Film review: John CarterBy Kim Francis
March 07, 2012
The surprising thing about John Carter is that nobody has made a film about the character before.
Having first appeared in print in 1912 in American author Edgar Rice Burroughs’ first Barsoom novel, A Princess of Mars, John Carter was the original superhero.
The film starts at the beginning of the John Carter saga, telling the story of how he came to Mars and found himself at the centre of political and racial tensions on the red planet, known as Barsoom by its inhabitants.
Plagued by conflict, the ravaged planet is dying, and the beautiful Princess Dejah Thoris (Lynn Collins) is eager to find a resolution and save Barsoom. When war-weary American Civil War vet John Carter (Taylor Kitsch) is transported unexpectedly from Arizona to Mars, it’s the catalyst for change that the princess has been looking for.
The difference in gravity gives Carter extraordinary super powers and he must decide how - and indeed, if - he should use them to help Princess Dejah, and in the process, get himself home. If that’s what he wants, of course…
Over the years, there have been talks first to turn the books into an animation, then Ray Harryhausen expressed an interest in turning the saga into a stop motion extravaganza. There was even a notion in more recent times that Tom Cruise might feature in a live action version. The main obstacle appears to have been the fact that technology was never advanced enough to do justice to the grand scale of the story, until now.
As you watch, you’ll be reminded of numerous movies that have come, gone and stuck around over the years. Everything from British fantasy Krull to Superman and Stars Wars, Blade Runner and Avatar to Cowboys and Aliens owes a debt to Edgar Rice Burroughs’ space adventure.
So has the wait to see this on the big screen been worth it? Yes and no. In its favour, it retains the feel of an old fashioned swashbuckling adventure (albeit one set in space), with its exploration of themes pertinent to the era in which it was first written, at the same time as making use of contemporary advances in technology.
For example, it employs performance capture techniques to realise alien races and bring the story to spectacular big-screen life. In these ways, it’s a perfect blend of old and new.
But to its detriment, it has too much flab around its middle. It becomes disorganised and uses way too much exposition, which in turn becomes really wearing on our ability to remain emotionally invested in the characters and story. A great beginning and finale go some way towards making up for its lack of exciting structured set pieces but it is crying out for a series of scenes that make our journey through the film much more thrilling.

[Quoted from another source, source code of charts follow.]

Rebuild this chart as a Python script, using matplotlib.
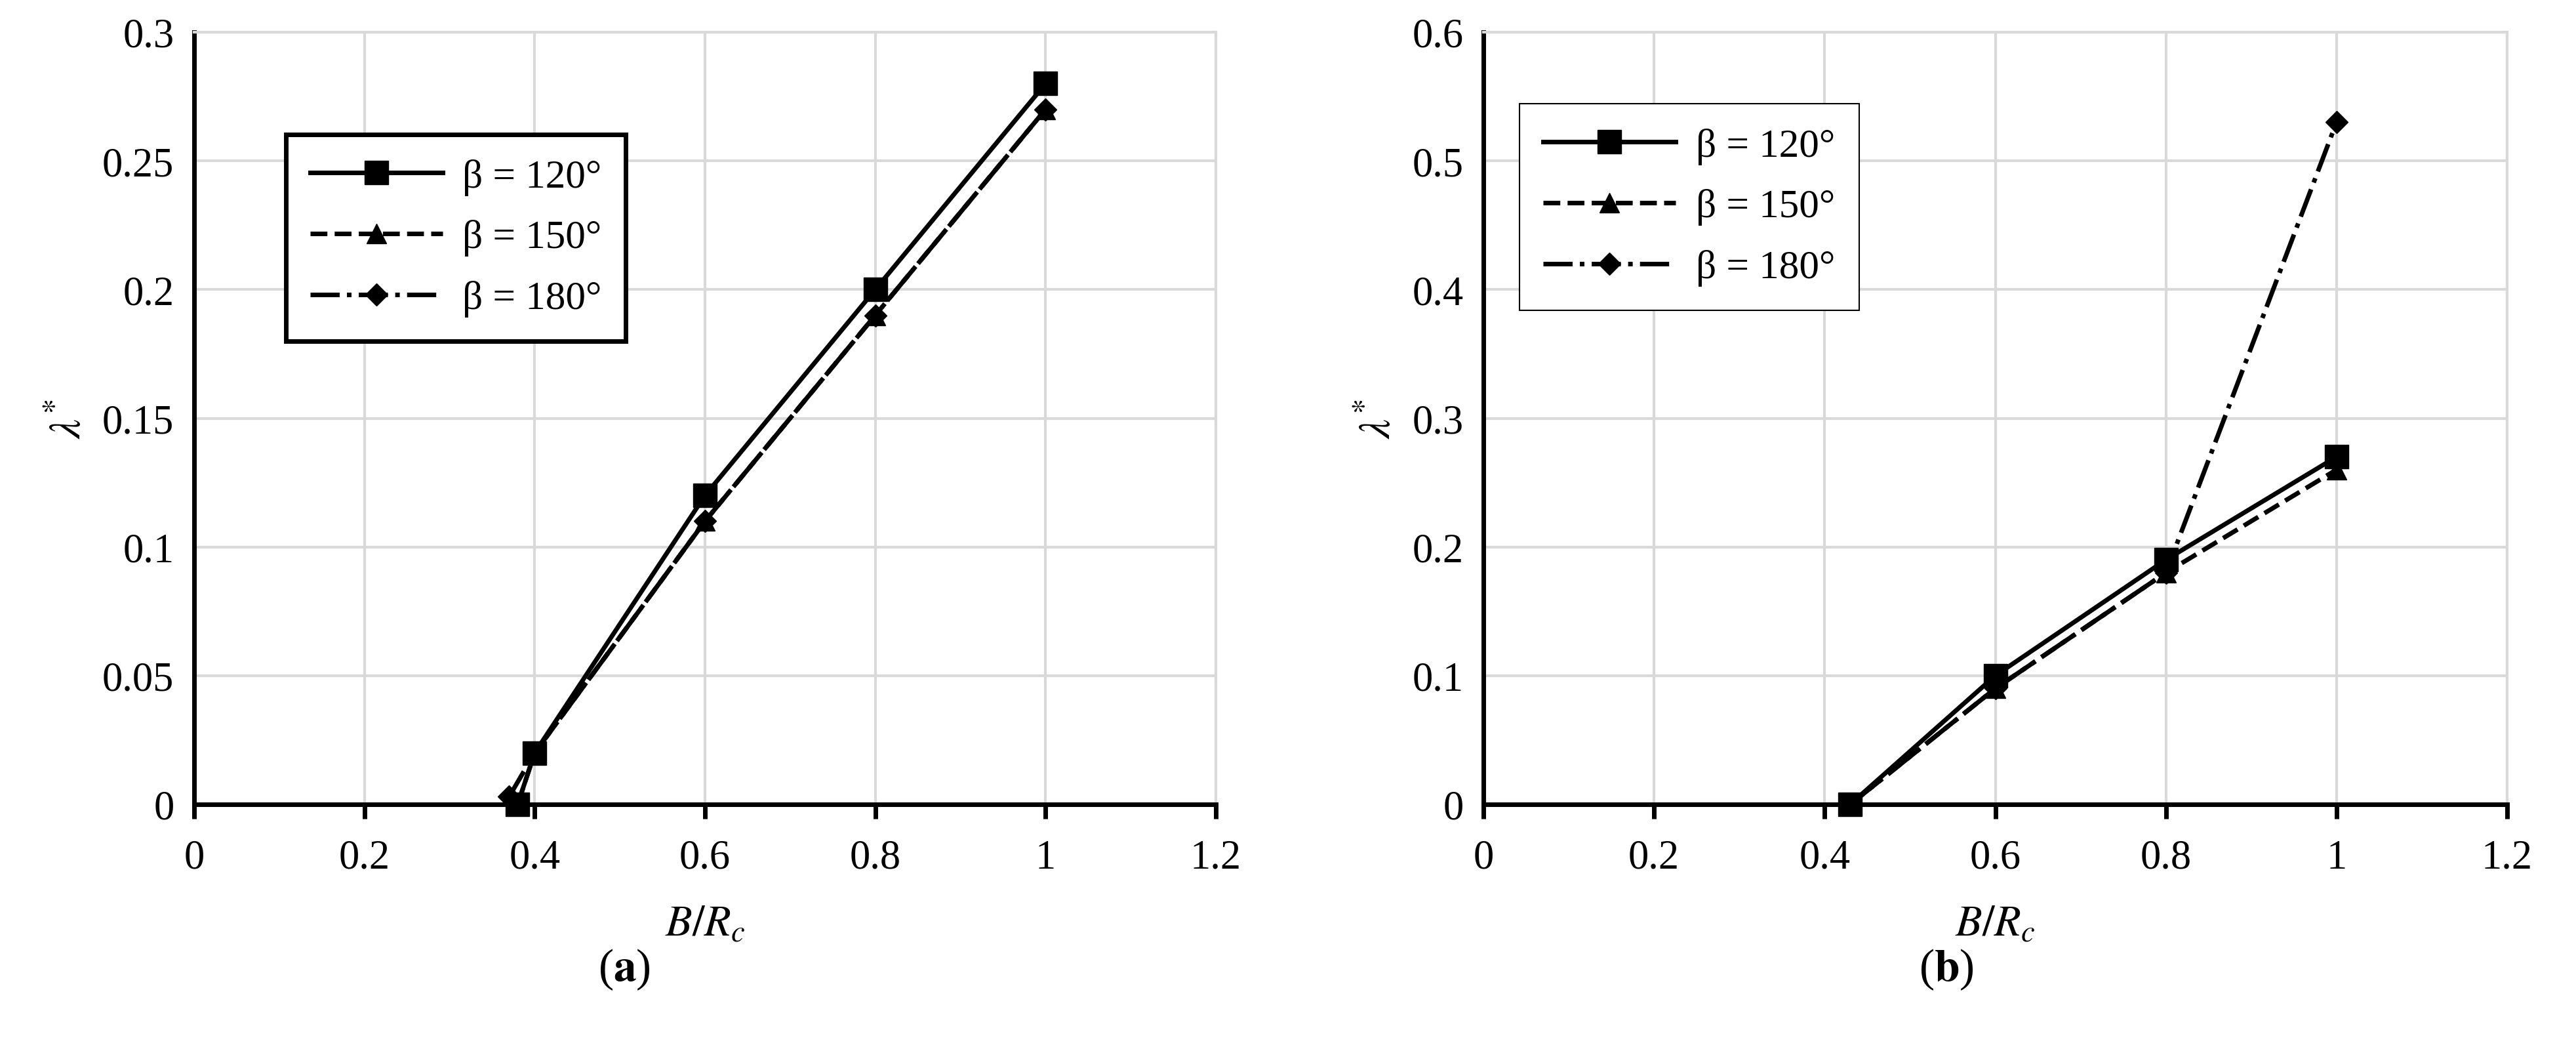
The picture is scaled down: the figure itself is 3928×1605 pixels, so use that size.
import matplotlib.pyplot as plt

plt.rcParams['font.family'] = ['Liberation Serif', 'DejaVu Serif']
plt.rcParams['mathtext.fontset'] = 'stix'

labels = ['β = 120°', 'β = 150°', 'β = 180°']

# panel (a)
a_x = [[0.38, 0.40, 0.60, 0.80, 1.00],
       [0.38, 0.40, 0.60, 0.80, 1.00],
       [0.37, 0.40, 0.60, 0.80, 1.00]]
a_y = [[0.0, 0.02, 0.12, 0.20, 0.28],
       [0.0, 0.02, 0.11, 0.19, 0.27],
       [0.003, 0.02, 0.11, 0.19, 0.27]]

# panel (b)
b_x = [[0.43, 0.60, 0.80, 1.00],
       [0.43, 0.60, 0.80, 1.00],
       [0.43, 0.60, 0.80, 1.00]]
b_y = [[0.0, 0.10, 0.19, 0.27],
       [0.0, 0.09, 0.18, 0.26],
       [0.0, 0.09, 0.18, 0.53]]

styles = [('-', 's', 26), ('--', '^', 22), ('-.', 'D', 17)]

W, H = 3928, 1606
fig = plt.figure(figsize=(W / 100, H / 100), dpi=100)
axa = fig.add_axes([296 / W, 1 - 1227 / H, (1854 - 296) / W, (1227 - 50) / H])
axb = fig.add_axes([2262 / W, 1 - 1227 / H, (3823 - 2262) / W, (1227 - 50) / H])

for ax, xs, ys, ymax, yticks, ytl, leg_loc, frame_lw in [
        (axa, a_x, a_y, 0.3, [0, 0.05, 0.1, 0.15, 0.2, 0.25, 0.3],
         ['0', '0.05', '0.1', '0.15', '0.2', '0.25', '0.3'], (0.09, 0.6), 5),
        (axb, b_x, b_y, 0.6, [0, 0.1, 0.2, 0.3, 0.4, 0.5, 0.6],
         ['0', '0.1', '0.2', '0.3', '0.4', '0.5', '0.6'], (0.035, 0.64), 1.5)]:
    for x, y, lab, (ls, mk, ms) in zip(xs, ys, labels, styles):
        ax.plot(x, y, color='black', linestyle=ls, linewidth=5, marker=mk,
                markersize=ms, label=lab, clip_on=False, zorder=3)
    ax.set_xlim(0, 1.2)
    ax.set_ylim(0, ymax)
    ax.set_xticks([0, 0.2, 0.4, 0.6, 0.8, 1.0, 1.2])
    ax.set_xticklabels(['0', '0.2', '0.4', '0.6', '0.8', '1', '1.2'])
    ax.set_yticks(yticks)
    ax.set_yticklabels(ytl)
    ax.grid(True, color='#d9d9d9', linewidth=3)
    ax.set_axisbelow(True)
    for s in ['top', 'right']:
        ax.spines[s].set_color('#d9d9d9')
        ax.spines[s].set_linewidth(3)
    for s in ['left', 'bottom']:
        ax.spines[s].set_linewidth(5)
    ax.tick_params(labelsize=45, width=5, length=16, direction='out', pad=22)
    ax.tick_params(axis='y', length=0)
    ax.set_xlabel('$B/R_c$', fontsize=48, labelpad=30)
    ax.set_ylabel(r'$\lambda^{*}$', fontsize=48, labelpad=14)
    leg = ax.legend(loc='lower left', bbox_to_anchor=leg_loc, fontsize=44,
                    fancybox=False, edgecolor='black', framealpha=1,
                    handlelength=3.3, labelspacing=0.6, borderpad=0.6,
                    handletextpad=0.5, borderaxespad=0)
    leg.get_frame().set_linewidth(frame_lw)

fig.text(952 / W, 1 - 1478 / H, r'($\mathbf{a}$)', fontsize=50, ha='center', va='center')
fig.text(2968 / W, 1 - 1478 / H, r'($\mathbf{b}$)', fontsize=50, ha='center', va='center')

fig.savefig('out.png', dpi=100, facecolor='white')
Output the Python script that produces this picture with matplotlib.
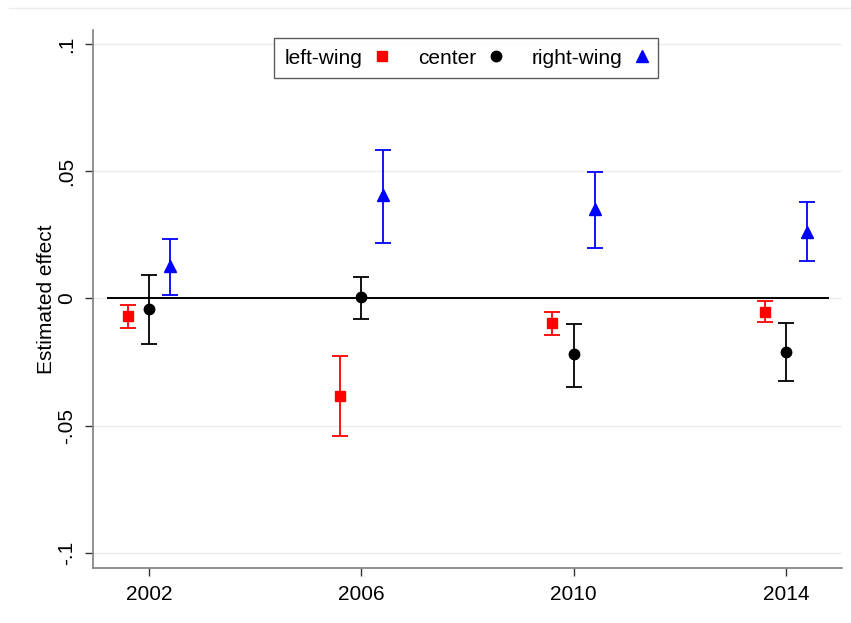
import numpy as np
import matplotlib.pyplot as plt
from matplotlib.lines import Line2D

plt.rcParams['font.family'] = ['Liberation Sans', 'DejaVu Sans']

# Estimates and 95% confidence bounds by election year
years = np.array([2002, 2006, 2010, 2014])

left_est = [-0.0070, -0.0382, -0.0098, -0.0053]
left_lo = [-0.0114, -0.0539, -0.0142, -0.0093]
left_hi = [-0.0024, -0.0224, -0.0055, -0.0008]

center_est = [-0.0043, 0.0004, -0.0220, -0.0212]
center_lo = [-0.0177, -0.0079, -0.0346, -0.0323]
center_hi = [0.0094, 0.0083, -0.0102, -0.0098]

right_est = [0.0126, 0.0406, 0.0350, 0.0262]
right_lo = [0.0012, 0.0220, 0.0197, 0.0146]
right_hi = [0.0232, 0.0583, 0.0496, 0.0378]

yticks = [-0.1, -0.05, 0, 0.05, 0.1]
ytick_labels = ['-.1', '-.05', '0', '.05', '.1']

fig = plt.figure(figsize=(8.51, 6.23), dpi=100)
ax = fig.add_axes([0.1093, 0.0883, 0.8801, 0.8635])

series = [
    ('left-wing', left_est, left_lo, left_hi, -0.4, 'red', 's', 7.5),
    ('center', center_est, center_lo, center_hi, 0.0, 'black', 'o', 7.5),
    ('right-wing', right_est, right_lo, right_hi, 0.4, 'blue', '^', 8),
]

handles = []
for name, est, lo, hi, off, col, mk, ms in series:
    est = np.array(est)
    err = [est - np.array(lo), np.array(hi) - est]
    ax.errorbar(years + off, est, yerr=err, fmt='none', ecolor=col,
                elinewidth=1.3, capsize=6, capthick=1.3, zorder=3)
    ax.plot(years + off, est, linestyle='none', marker=mk, color=col,
            markersize=ms, zorder=4)
    handles.append(Line2D([], [], linestyle='none', marker=mk, color=col,
                          markersize=ms, label=name))

ax.hlines(0, 2001.21, 2014.81, color='black', linewidth=1.4, zorder=2)

ax.set_xlim(2000.95, 2015.05)
ax.set_ylim(-0.1059, 0.1055)
ax.set_xticks(years)
ax.set_xticklabels([str(y) for y in years], fontsize=15)
ax.set_yticks(yticks)
ax.set_yticklabels(ytick_labels, fontsize=15, rotation=90, va='center')
ax.set_ylabel('Estimated effect', fontsize=15)
ax.yaxis.set_label_coords(-0.05, 0.5)

ax.grid(axis='y', color='#e8eced', linewidth=1.0, zorder=0)
ax.set_axisbelow(True)
for s in ['top', 'right']:
    ax.spines[s].set_visible(False)
for s in ['left', 'bottom']:
    ax.spines[s].set_color('#7f7f7f')
    ax.spines[s].set_linewidth(1.2)
ax.tick_params(axis='both', direction='out', length=6, width=1.0,
               color='#333333', pad=6)

leg = ax.legend(handles=handles, loc='upper center', bbox_to_anchor=(0.4985, 0.985),
                ncol=3, markerfirst=False, frameon=True, fancybox=False,
                fontsize=15, handletextpad=0.65, columnspacing=1.4,
                handlelength=0.6, borderpad=0.5, borderaxespad=0)
leg.get_frame().set_edgecolor('#333333')
leg.get_frame().set_linewidth(1.0)

# thin rule across the top of the graph region
fig.add_artist(Line2D([0.011, 1.0], [0.987, 0.987], color='#e8eced',
                      linewidth=1.0, transform=fig.transFigure))

fig.savefig('out.png', dpi=100)
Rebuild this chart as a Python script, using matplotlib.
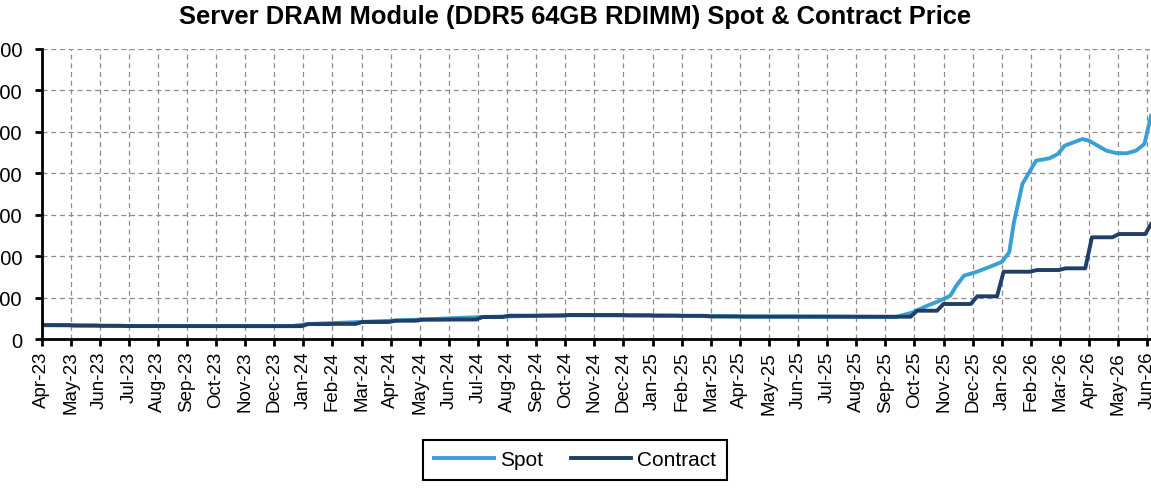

Taylor Kitsch, however, is good looking, buff, funny and charismatic in the lead and a wealth of acting talent including Mark Strong, Dominic West, Samantha Morton, James Purefoy and Willem Defoe in supporting roles lends gravitas to the film and should help to draw in audiences.
Go and see John Carter if you reckon it’s your cup of tea - it will most likely leave you anticipating the inevitable sequel.